François has worked at the Financial Markets Authority, in charge of developing the doctrine of the Regulator and of controlling the financial operations of listed companies, as well as at the European Commission, in charge of the Shareholders’ Rights, Transparency and Takeover Bids directives. François holds a Ph.D. in private law (2006) and the CAPA (2008).
Thibault Jabouley joined CMS Francis Lefebvre Avocats in 2008. Within the Corporate Department, he specialises in matters relating to equity capital markets, providing legal advice to major French listed companies on financial markets law, such as takeover bids, public offerings and issue of securities, and on matters of corporate governance. He also advises on restructuring operations.

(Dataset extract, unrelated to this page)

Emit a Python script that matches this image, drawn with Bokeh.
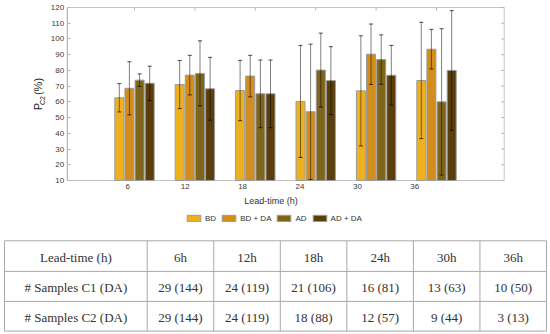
import numpy as np
from bokeh.plotting import figure
from bokeh.models import (Range1d, LinearAxis, FixedTicker, Whisker, TeeHead,
                          ColumnDataSource, Legend, LegendItem, Label)
from bokeh.core.properties import value
from bokeh.embed import file_html
from bokeh.resources import INLINE

# ---------------- data ----------------
lead_times = [6, 12, 18, 24, 30, 36]
series_names = ["BD", "BD + DA", "AD", "AD + DA"]
bd = [62.6, 71.0, 67.2, 60.3, 67.0, 73.6]
bd_err = [9.0, 15.3, 19.2, 35.6, 35.0, 37.0]
bd_da = [68.6, 77.0, 76.4, 53.7, 90.3, 93.5]
bd_da_err = [16.9, 12.6, 13.2, 43.0, 19.2, 12.6]
ad = [73.8, 78.1, 65.1, 80.2, 86.9, 60.0]
ad_err = [4.0, 20.7, 21.5, 23.5, 15.7, 46.5]
ad_da = [71.8, 68.3, 65.1, 73.5, 76.9, 80.0]
ad_da_err = [10.9, 20.0, 21.5, 21.6, 19.0, 38.0]
y_ticks = list(range(10, 121, 10))

table_header = "Lead-time (h)"
row_c1_label = "# Samples C1 (DA)"
row_c2_label = "# Samples C2 (DA)"
samples_c1 = ["29 (144)", "24 (119)", "21 (106)", "16 (81)", "13 (63)", "10 (50)"]
samples_c2 = ["29 (144)", "24 (119)", "18 (88)", "12 (57)", "9 (44)", "3 (13)"]

means = [bd, bd_da, ad, ad_da]
errors = [bd_err, bd_da_err, ad_err, ad_da_err]
colors = ["#EDB120", "#D28D1D", "#7F651A", "#5A3E0B"]

SANS = "Liberation Sans"
SERIF = "Liberation Serif"
W, H = 550, 334

# ---------------- layout geometry (pixels in the page) ----------------
box_l, box_r, box_t, box_b = 66.7, 503.7, 7.0, 180.0
grp_px0, grp_step = 134.0, 60.4          # bar-group centres
lab_px0, lab_step = 127.3, 57.4          # tick-label positions
y_min, y_max = y_ticks[0], y_ticks[-1]
ypx = (box_b - box_t) / (y_max - y_min)


def gx(px):
    return 1 + (px - grp_px0) / grp_step


def lx(px):
    return 1 + (px - lab_px0) / lab_step


def gy(py):
    return y_max - (py - box_t) / ypx


p = figure(width=W, height=H, output_backend="svg", toolbar_location=None,
           x_range=Range1d(gx(0), gx(W)), y_range=Range1d(gy(H), gy(0)),
           x_axis_location=None, y_axis_location=None, min_border=0)
p.extra_x_ranges = {"lab": Range1d(lx(0), lx(W)), "px": Range1d(0, W)}
p.extra_y_ranges = {"px": Range1d(H, 0)}
p.grid.visible = False
p.outline_line_color = None
p.background_fill_color = "white"
p.border_fill_color = "white"

groups = list(range(1, len(lead_times) + 1))
x_left, x_right = gx(box_l), gx(box_r)

# plot box
p.quad(left=[x_left], right=[x_right], bottom=[y_min], top=[y_max],
       fill_color=None, line_color="#c4c4c4", line_width=1)

left = LinearAxis(ticker=FixedTicker(ticks=y_ticks), fixed_location=x_left,
                  bounds=(y_min, y_max))
left.major_tick_in = 3
left.major_tick_out = 0
left.minor_tick_line_color = None
left.major_label_standoff = 3
left.major_label_text_font = SANS
left.major_label_text_font_size = "8px"
left.major_label_text_color = "#3a3a3a"
left.axis_line_color = "#b5b5b5"
left.major_tick_line_color = "#b5b5b5"
p.add_layout(left, "left")

bottom = LinearAxis(x_range_name="lab", ticker=FixedTicker(ticks=groups),
                    fixed_location=y_min, bounds=(groups[0], groups[-1]),
                    major_label_overrides={g: str(lt) for g, lt in zip(groups, lead_times)})
bottom.major_tick_in = 0
bottom.major_tick_out = 0
bottom.minor_tick_line_color = None
bottom.major_label_standoff = 3
bottom.major_label_text_font = SANS
bottom.major_label_text_font_size = "8px"
bottom.major_label_text_color = "#3a3a3a"
bottom.axis_line_color = None
bottom.axis_label = "Lead-time (h)"
bottom.axis_label_standoff = 4
bottom.axis_label_text_font = SANS
bottom.axis_label_text_font_size = "9px"
bottom.axis_label_text_font_style = "normal"
bottom.axis_label_text_color = "#333333"
p.add_layout(bottom, "below")

# mirrored inward ticks on top and right edges
tick_dy = 3 / ypx
tick_dx = 3 / grp_step
p.segment(x0=groups, x1=groups, y0=[y_max] * len(groups), y1=[y_max - tick_dy] * len(groups),
          line_color="#b5b5b5", line_width=1)
p.segment(x0=[x_right] * len(y_ticks), x1=[x_right - tick_dx] * len(y_ticks),
          y0=y_ticks, y1=y_ticks, line_color="#b5b5b5", line_width=1)

offsets = [-15.2, -5.1, 5.1, 15.2]
bw = 9.0 / grp_step
items = []
for i, (name, vals, errs) in enumerate(zip(series_names, means, errors)):
    xs = [g + offsets[i] / grp_step for g in groups]
    src = ColumnDataSource(dict(x=xs, top=vals,
                                upper=[v + e for v, e in zip(vals, errs)],
                                lower=[v - e for v, e in zip(vals, errs)]))
    r = p.vbar(x="x", top="top", bottom=y_min, width=bw, source=src,
               fill_color=colors[i], line_color="#9c9c9c", line_width=1)
    w = Whisker(base="x", upper="upper", lower="lower", source=src,
                line_color="black", line_alpha=0.5, line_width=1,
                upper_head=TeeHead(size=4, line_color="black", line_alpha=0.7),
                lower_head=TeeHead(size=4, line_color="black", line_alpha=0.7))
    w.level = "overlay"
    p.add_layout(w)
    items.append(LegendItem(label=name, renderers=[r]))

leg_h = 10
legend = Legend(items=items, orientation="horizontal",
                location=(185, H - 212.5 - leg_h),
                glyph_width=17, glyph_height=8, label_height=8, label_width=0,
                label_text_font=SANS, label_text_font_size="8px",
                label_text_color="#333333", label_standoff=3, spacing=4,
                padding=0, margin=0, border_line_color=None,
                background_fill_alpha=0)
p.add_layout(legend)

# y-axis title P_C2 (%)
for txt, x, y, size in [("P", 37.0, 106.0, "11px"), ("C2", 41.5, 100.0, "7px"),
                        ("(%)", 37.0, 86.0, "11px")]:
    p.add_layout(Label(x=x, y=y, x_range_name="px", y_range_name="px", text=txt,
                       angle=np.pi / 2, text_font=SANS, text_font_size=size,
                       text_color="#222222", text_align="center",
                       text_baseline="middle"))

# ---------------- table ----------------
rows = [[table_header] + [f"{lt}h" for lt in lead_times],
        [row_c1_label] + samples_c1,
        [row_c2_label] + samples_c2]
ncols = len(rows[0])
row_y = [240.3, 270.9, 300.9, 330.6]
t_left, t_first, t_right = 4.0, 146.7, 546.0
cw = (t_right - t_first) / (ncols - 1)
col_x = [t_left] + [t_first + k * cw for k in range(ncols)]

p.segment(x0=[t_left] * len(row_y), x1=[t_right] * len(row_y), y0=row_y, y1=row_y,
          x_range_name="px", y_range_name="px", line_color="#a8a8a8", line_width=1)
p.segment(x0=col_x, x1=col_x, y0=[row_y[0]] * len(col_x), y1=[row_y[-1]] * len(col_x),
          x_range_name="px", y_range_name="px", line_color="#a8a8a8", line_width=1)

tx, ty, tt = [], [], []
for ri, row in enumerate(rows):
    for ci, txt in enumerate(row):
        tx.append((col_x[ci] + col_x[ci + 1]) / 2)
        ty.append((row_y[ri] + row_y[ri + 1]) / 2 + 1)
        tt.append(txt)
p.text(x=tx, y=ty, text=tt, x_range_name="px", y_range_name="px",
       text_font=value(SERIF), text_font_size="13px",
       text_color="#333333", text_align="center", text_baseline="middle")

open("out.html", "w").write(file_html(p, INLINE))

He formerly worked as an associate of Ginestié Magellan Paley-Vincent in equity capital markets. He holds a postgraduate degree of international management and law from HEC, a LL.M from the University of Reading (UK) and a Business Law and English Master degree from the University of Paris-X Nanterre.
Richard Mayer-Uellner – Partner
Richard Mayer-Uellner specialises in M&A as well as stock corporation and capital markets law, with a focus on public takeovers and other national and cross-border transactions. His practice also includes providing ongoing corporate governance, capital markets compliance and group law advice. Richard’s clients include listed and non-listed stock corporations as well as their boards, shareholders and investors. After four years with another international law firm, Richard joined CMS in 2010 and became partner in 2016.
Investor activists can be of very different kinds. Some of them act in a constructive way, trying to improve the value of the company, while others shortsell the company’s securities and try to lower their price. Some of them make use of classical shareholder prerogatives, while others act in a more disruptive fashion. Before deciding how to cope with an activist, a company should identify in which profile he/she fits in.
Speakers: Richard Mayer-Uellner, CMS Germany
When a company happens to have activists among its shareholders, how that company should treat them? Are there specific attitudes that a company should avoid, or some kind of organisation that should be adopted in order to give the appropriate answers to activist attacks?
Speakers: Thibault Jabouley & Bruno Dondero, CMS France
French Law imposes since 2013 that important companies have in their boards one or two directors representing the company’s workers. These directors can play a particular role when dealing with shareholder activists, not being elected by the shareholders. The speaker will give a view of the French worker representatives system and the interaction they probably will have with activists.
Speakers: François Gilbert & Bruno Dondero, CMS France
EU Law tends to develop shareholder participation, and one of the means used to achieve such goal is to increase shareholders’ prerogatives. By increasing the prerogatives of all shareholders, EU Law expands the activists’ means of action, including non-EU activists, and could therefore create a risk for European companies.